Deere, an American machine company

Company: Deere
Shares: 30
Invested: 2097 €
Value: 2259 € (+8%)
Dividends: 0 €
Generated value: 2251 € (+7%)
Reason for investment: One of those American giants that are having temporary problems and that Berkshire Hathaway have also stepped in I also find good. The P/E is low considering the long run so it was a good moment to step in.
Lesson learnt: Nothing as of yet.

Fast Retailing, a Japanese retail company

Company: Fast Retailing
Shares: 6
Invested: 2140 €
Value: 2325 € (+8%)
Dividends: 0 €
Generated value: 2317 € (+8%)
Reason for investment: Uniqlo and the amount of customers that run into the store and comes out with an Uniqlo shopping bag. The P/E is scary high but this was another Lynch investment and then I accept high P/E as long as there is growth potential and there is.
Lesson learnt: Nothing as of yet.

Conclusion: Of the eight new companies that I decided to step into during 2015 four have crashed, one has gone excellent and three are more or less flat. My stock picking skills have, by the look of it, not improved. I have three large investment blocks: Banks, Retail and Energy. Will they go well during 2016. Retail will probably do well but I do not believe that neither the banks nor the energy sector will start to do well during 2016. I hope that in the end of the next year that I will have improved my investment skills and that I will not have 50% of new investments that kept crashing.

2 comments:

Chris Bailey said...

Congratulations - an excellent write-up, warts and all. What I liked was that compared to 2014 your 'what I have learnt' insights were longer and deeper. This investment game is always learning-centric. 2016 I believe holds much hope for you. Good luck!
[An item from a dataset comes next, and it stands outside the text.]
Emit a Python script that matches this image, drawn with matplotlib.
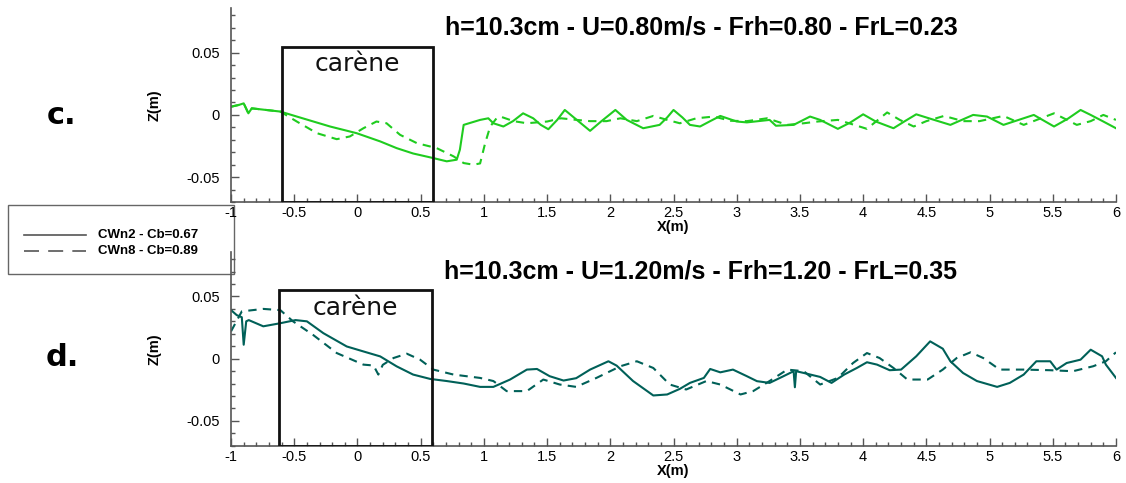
import numpy as np
from matplotlib import pyplot as plt
from matplotlib.patches import Rectangle
from matplotlib.ticker import MultipleLocator
from matplotlib.lines import Line2D

plt.rcParams['font.family'] = ['Liberation Sans', 'DejaVu Sans']

# c. : U=0.80 m/s
c_x2 = [-1.0, -0.94, -0.90, -0.863, -0.836, -0.61, -0.48, -0.217, -0.006, 0.18, 0.31, 0.44, 0.60, 0.706,
        0.785, 0.81, 0.84, 0.97, 1.035, 1.075, 1.154, 1.23, 1.31, 1.39, 1.45, 1.51, 1.58, 1.64, 1.735, 1.84,
        1.93, 2.04, 2.13, 2.26, 2.39, 2.45, 2.50, 2.57, 2.63, 2.71, 2.79, 2.87, 3.0, 3.08, 3.26, 3.31, 3.45,
        3.58, 3.66, 3.80, 3.90, 4.0, 4.10, 4.24, 4.33, 4.42, 4.53, 4.69, 4.78, 4.87, 4.98, 5.11, 5.23, 5.35,
        5.51, 5.62, 5.72, 5.80, 5.90, 6.0]
c_z2 = [0.0066, 0.008, 0.0093, 0.0013, 0.0053, 0.0027, -0.0013, -0.0093, -0.0147, -0.0213, -0.0267, -0.031,
        -0.0347, -0.0373, -0.036, -0.028, -0.008, -0.004, -0.0027, -0.0067, -0.0093, -0.005, 0.0013, -0.0027,
        -0.008, -0.0115, -0.004, 0.004, -0.004, -0.0128, -0.005, 0.004, -0.004, -0.0107, -0.008, -0.002,
        0.004, -0.002, -0.008, -0.0093, -0.005, -0.0008, -0.0053, -0.006, -0.004, -0.0087, -0.008, -0.0013,
        -0.004, -0.0112, -0.006, 0.0005, -0.0053, -0.0107, -0.005, 0.0005, -0.003, -0.008, -0.004, 0.0, -0.0013,
        -0.008, -0.004, 0.0, -0.0093, -0.003, 0.004, 0.0, -0.0053, -0.0107]
c_x8 = [-1.0, -0.94, -0.90, -0.863, -0.836, -0.61, -0.48, -0.32, -0.164, -0.06, 0.047, 0.15, 0.23, 0.337,
        0.47, 0.627, 0.76, 0.84, 0.917, 0.97, 1.01, 1.05, 1.10, 1.13, 1.235, 1.34, 1.50, 1.61, 1.735, 1.84,
        1.97, 2.08, 2.21, 2.34, 2.45, 2.55, 2.68, 2.82, 2.95, 3.08, 3.24, 3.40, 3.53, 3.64, 3.80, 3.93, 4.03,
        4.19, 4.29, 4.40, 4.50, 4.64, 4.79, 4.92, 5.11, 5.27, 5.51, 5.69, 5.80, 5.90, 6.0]
c_z8 = [0.0066, 0.008, 0.0093, 0.0013, 0.0053, 0.0027, -0.0053, -0.0147, -0.0195, -0.0173, -0.0107, -0.0053,
        -0.0067, -0.016, -0.0227, -0.0267, -0.0333, -0.0387, -0.040, -0.039, -0.0227, -0.0093, -0.0027,
        -0.0013, -0.005, -0.0067, -0.0053, -0.0027, -0.004, -0.005, -0.005, -0.0027, -0.005, -0.0008, -0.004,
        -0.0067, -0.0027, -0.0013, -0.0047, -0.005, -0.0027, -0.008, -0.0067, -0.0053, -0.004, -0.008,
        -0.0112, 0.002, -0.004, -0.0093, -0.005, -0.0008, -0.005, -0.005, -0.0008, -0.008, 0.0013, -0.008,
        -0.005, 0.0, -0.004]

# d. : U=1.20 m/s
d_x2 = [-1.0, -0.955, -0.915, -0.90, -0.88, -0.86, -0.745, -0.61, -0.49, -0.40, -0.27, -0.085, 0.047, 0.18,
        0.31, 0.44, 0.575, 0.706, 0.84, 0.97, 1.075, 1.207, 1.34, 1.42, 1.52, 1.63, 1.73, 1.84, 1.985, 2.05,
        2.18, 2.34, 2.45, 2.55, 2.63, 2.74, 2.79, 2.87, 2.97, 3.08, 3.16, 3.26, 3.37, 3.45, 3.46, 3.47, 3.53,
        3.66, 3.75, 3.85, 3.95, 4.03, 4.11, 4.21, 4.30, 4.42, 4.53, 4.63, 4.69, 4.79, 4.90, 5.06, 5.16, 5.27,
        5.37, 5.48, 5.53, 5.61, 5.72, 5.80, 5.89, 5.92, 6.0]
d_z2 = [0.039, 0.035, 0.0333, 0.0112, 0.030, 0.031, 0.026, 0.0285, 0.031, 0.030, 0.0205, 0.0098, 0.0058,
        0.0018, -0.0062, -0.0128, -0.0163, -0.018, -0.020, -0.0227, -0.0227, -0.0168, -0.0088, -0.0083,
        -0.0141, -0.0176, -0.0157, -0.0088, -0.0021, -0.0056, -0.018, -0.0296, -0.0288, -0.0243, -0.0195,
        -0.0155, -0.0083, -0.011, -0.0088, -0.0141, -0.0181, -0.0195, -0.0141, -0.0101, -0.023, -0.0101,
        -0.0115, -0.0147, -0.0195, -0.0128, -0.0075, -0.0029, -0.0048, -0.0093, -0.0088, 0.0019, 0.0139,
        0.008, -0.0021, -0.0115, -0.018, -0.0227, -0.0195, -0.0128, -0.0021, -0.0021, -0.0088, -0.0035,
        -0.0008, 0.0072, 0.0019, -0.0048, -0.0155]
d_x8 = [-1.0, -0.915, -0.745, -0.61, -0.51, -0.35, -0.164, 0.047, 0.127, 0.165, 0.2, 0.285, 0.39, 0.495,
        0.60, 0.76, 0.97, 1.075, 1.18, 1.34, 1.47, 1.60, 1.73, 1.89, 2.08, 2.21, 2.34, 2.47, 2.60, 2.76, 2.87,
        3.03, 3.13, 3.26, 3.40, 3.53, 3.66, 3.80, 3.92, 4.03, 4.13, 4.24, 4.35, 4.51, 4.63, 4.74, 4.85, 4.95,
        5.08, 5.27, 5.48, 5.66, 5.82, 5.92, 6.0]
d_z8 = [0.022, 0.038, 0.040, 0.039, 0.030, 0.019, 0.0045, -0.0048, -0.0055, -0.0128, -0.005, 0.0005, 0.004,
        -0.0008, -0.0088, -0.0128, -0.0155, -0.018, -0.0261, -0.0261, -0.0168, -0.0208, -0.0227, -0.0155,
        -0.0061, -0.0021, -0.0075, -0.0208, -0.0248, -0.018, -0.0208, -0.0288, -0.0261, -0.018, -0.0088,
        -0.0101, -0.0208, -0.0155, -0.0035, 0.0045, 0.0005, -0.0075, -0.0168, -0.0168, -0.0088, 0.0005,
        0.0051, 0.0005, -0.0088, -0.0088, -0.0093, -0.0101, -0.0061, -0.0021, 0.0051]

titles = ['h=10.3cm - U=0.80m/s - Frh=0.80 - FrL=0.23',
          'h=10.3cm - U=1.20m/s - Frh=1.20 - FrL=0.35']
letters = ['c.', 'd.']
colors = ['#1fcc1f', '#006058']
series = [(c_x2, c_z2, c_x8, c_z8), (d_x2, d_z2, d_x8, d_z8)]
boxes = [(-0.6, 0.6), (-0.62, 0.59)]
legend_labels = ['CWn2 - Cb=0.67', 'CWn8 - Cb=0.89']

W, H = 1126, 483
fig = plt.figure(figsize=(W / 100, H / 100), dpi=100)
positions = [[0.2052, 0.5818, 0.7859, 0.4017], [0.2052, 0.0772, 0.7859, 0.4017]]
letter_y = [115, 357]

# legende (cadre dessine a la main, sous les axes)
fig.add_artist(Rectangle((8 / W, 1 - 274 / H), 226 / W, 69 / H, transform=fig.transFigure,
                         fill=True, fc='white', ec='#666666', lw=1, zorder=-1))
leg_y = [235, 251]
leg_dash = [None, (9, 5.5)]
for k in range(2):
    ln = Line2D([24 / W, 86 / W], [1 - leg_y[k] / H] * 2, transform=fig.transFigure,
                color='#555555', lw=1.2, zorder=-0.5)
    if leg_dash[k]:
        ln.set_dashes(leg_dash[k])
    fig.add_artist(ln)
    fig.text(98 / W, 1 - leg_y[k] / H, legend_labels[k], ha='left', va='center',
             fontsize=9.5, fontweight='bold', zorder=-0.5)

for i in range(2):
    ax = fig.add_axes(positions[i])
    ax.patch.set_alpha(0)
    x2, z2, x8, z8 = series[i]
    ax.plot(x2, z2, color=colors[i], lw=1.5)
    ax.plot(x8, z8, color=colors[i], lw=1.5, dashes=(4, 3))
    ax.set_xlim(-1, 6)
    ax.set_ylim(-0.07, 0.086)
    ax.add_patch(Rectangle((boxes[i][0], -0.07), boxes[i][1] - boxes[i][0], 0.125,
                           fill=False, ec='#111111', lw=2, zorder=3))
    ax.text(sum(boxes[i]) / 2, 0.041, 'carène', ha='center', va='center', fontsize=18,
            family='DejaVu Sans', color='#111111')
    ax.text(0.531, 0.897, titles[i], transform=ax.transAxes, ha='center', va='center',
            fontsize=18, fontweight='bold')
    ax.xaxis.set_minor_locator(MultipleLocator(0.1))
    ax.yaxis.set_minor_locator(MultipleLocator(0.01))
    ax.set_xticks(np.arange(-1, 6.01, 0.5))
    ax.set_xticklabels(['-1', '-0.5', '0', '0.5', '1', '1.5', '2', '2.5', '3', '3.5', '4', '4.5',
                        '5', '5.5', '6'])
    ax.set_yticks([-0.05, 0, 0.05])
    ax.set_yticklabels(['-0.05', '0', '0.05'])
    ax.tick_params(which='both', direction='in', color='#555555', labelsize=10.5)
    ax.tick_params(axis='y', pad=8)
    ax.tick_params(axis='x', pad=3)
    ax.tick_params(which='major', length=6, width=1)
    ax.tick_params(which='minor', length=3, width=1)
    for s in ['top', 'right']:
        ax.spines[s].set_visible(False)
    for s in ['left', 'bottom']:
        ax.spines[s].set_color('#555555')
        ax.spines[s].set_linewidth(1.2)
    ax.set_xlabel('X(m)', fontsize=10.5, fontweight='bold', labelpad=0)
    ax.set_ylabel('Z(m)', fontsize=10.5, fontweight='bold', labelpad=18)
    fig.text(62 / W, 1 - letter_y[i] / H, letters[i], ha='center', va='center',
             fontsize=22, fontweight='bold', family='DejaVu Sans')

plt.savefig('out.png', dpi=100)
Fredrik von Oberhausen said...

Thanks Chris! I also have high hopes for 2016 and especially in terms of making better investments.

I am currently working on an investment check list. Once I feel that it is ready enough I will post it hoping to get some nice feedback for what should be added. In 2016 I will hopefully make no new investment in any company unless I have looked over that check list first.